§ Problem description: Reproduce each line from the first in the data through the line that contains "linewidth=0.6, label=series_names[1], zorder=3)" exactly; give nothing else.
↓
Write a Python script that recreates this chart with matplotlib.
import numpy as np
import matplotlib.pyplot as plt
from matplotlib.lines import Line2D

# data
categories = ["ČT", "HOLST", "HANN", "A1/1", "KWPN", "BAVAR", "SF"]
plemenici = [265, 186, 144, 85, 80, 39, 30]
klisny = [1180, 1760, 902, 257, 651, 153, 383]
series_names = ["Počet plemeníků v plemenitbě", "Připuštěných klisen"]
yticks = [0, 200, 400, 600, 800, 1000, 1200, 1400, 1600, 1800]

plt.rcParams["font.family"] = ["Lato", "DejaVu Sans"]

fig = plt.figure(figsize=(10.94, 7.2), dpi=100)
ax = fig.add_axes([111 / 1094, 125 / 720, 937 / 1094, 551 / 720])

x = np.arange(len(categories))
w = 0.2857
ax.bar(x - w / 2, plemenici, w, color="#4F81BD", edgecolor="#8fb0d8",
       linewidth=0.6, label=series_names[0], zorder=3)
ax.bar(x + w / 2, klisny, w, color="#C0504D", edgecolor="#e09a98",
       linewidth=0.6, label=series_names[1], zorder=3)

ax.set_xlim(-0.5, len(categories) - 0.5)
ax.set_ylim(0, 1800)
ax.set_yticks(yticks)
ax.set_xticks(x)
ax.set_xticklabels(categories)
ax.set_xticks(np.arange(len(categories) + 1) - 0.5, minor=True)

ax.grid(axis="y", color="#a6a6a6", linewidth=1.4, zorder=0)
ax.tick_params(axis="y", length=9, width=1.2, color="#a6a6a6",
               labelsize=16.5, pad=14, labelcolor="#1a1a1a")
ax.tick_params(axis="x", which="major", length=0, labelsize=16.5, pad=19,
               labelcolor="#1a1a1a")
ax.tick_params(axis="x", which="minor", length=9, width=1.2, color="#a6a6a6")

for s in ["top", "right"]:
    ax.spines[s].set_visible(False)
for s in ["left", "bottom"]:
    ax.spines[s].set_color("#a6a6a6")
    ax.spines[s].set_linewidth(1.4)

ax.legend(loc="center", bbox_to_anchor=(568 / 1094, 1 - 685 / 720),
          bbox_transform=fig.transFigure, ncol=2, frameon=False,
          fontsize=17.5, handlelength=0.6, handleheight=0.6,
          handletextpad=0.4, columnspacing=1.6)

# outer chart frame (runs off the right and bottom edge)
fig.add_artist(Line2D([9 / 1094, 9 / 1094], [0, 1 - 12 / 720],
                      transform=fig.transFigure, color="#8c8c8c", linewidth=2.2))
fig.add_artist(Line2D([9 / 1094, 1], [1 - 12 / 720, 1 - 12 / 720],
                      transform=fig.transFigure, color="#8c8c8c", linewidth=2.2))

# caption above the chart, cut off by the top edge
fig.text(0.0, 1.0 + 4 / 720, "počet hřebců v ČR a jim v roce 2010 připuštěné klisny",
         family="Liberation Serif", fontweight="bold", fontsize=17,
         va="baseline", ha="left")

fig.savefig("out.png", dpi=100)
↑
§ Correct answer:
Write a Python script that recreates this chart with matplotlib.
import numpy as np
import matplotlib.pyplot as plt
from matplotlib.lines import Line2D

# data
categories = ["ČT", "HOLST", "HANN", "A1/1", "KWPN", "BAVAR", "SF"]
plemenici = [265, 186, 144, 85, 80, 39, 30]
klisny = [1180, 1760, 902, 257, 651, 153, 383]
series_names = ["Počet plemeníků v plemenitbě", "Připuštěných klisen"]
yticks = [0, 200, 400, 600, 800, 1000, 1200, 1400, 1600, 1800]

plt.rcParams["font.family"] = ["Lato", "DejaVu Sans"]

fig = plt.figure(figsize=(10.94, 7.2), dpi=100)
ax = fig.add_axes([111 / 1094, 125 / 720, 937 / 1094, 551 / 720])

x = np.arange(len(categories))
w = 0.2857
ax.bar(x - w / 2, plemenici, w, color="#4F81BD", edgecolor="#8fb0d8",
       linewidth=0.6, label=series_names[0], zorder=3)
ax.bar(x + w / 2, klisny, w, color="#C0504D", edgecolor="#e09a98",
       linewidth=0.6, label=series_names[1], zorder=3)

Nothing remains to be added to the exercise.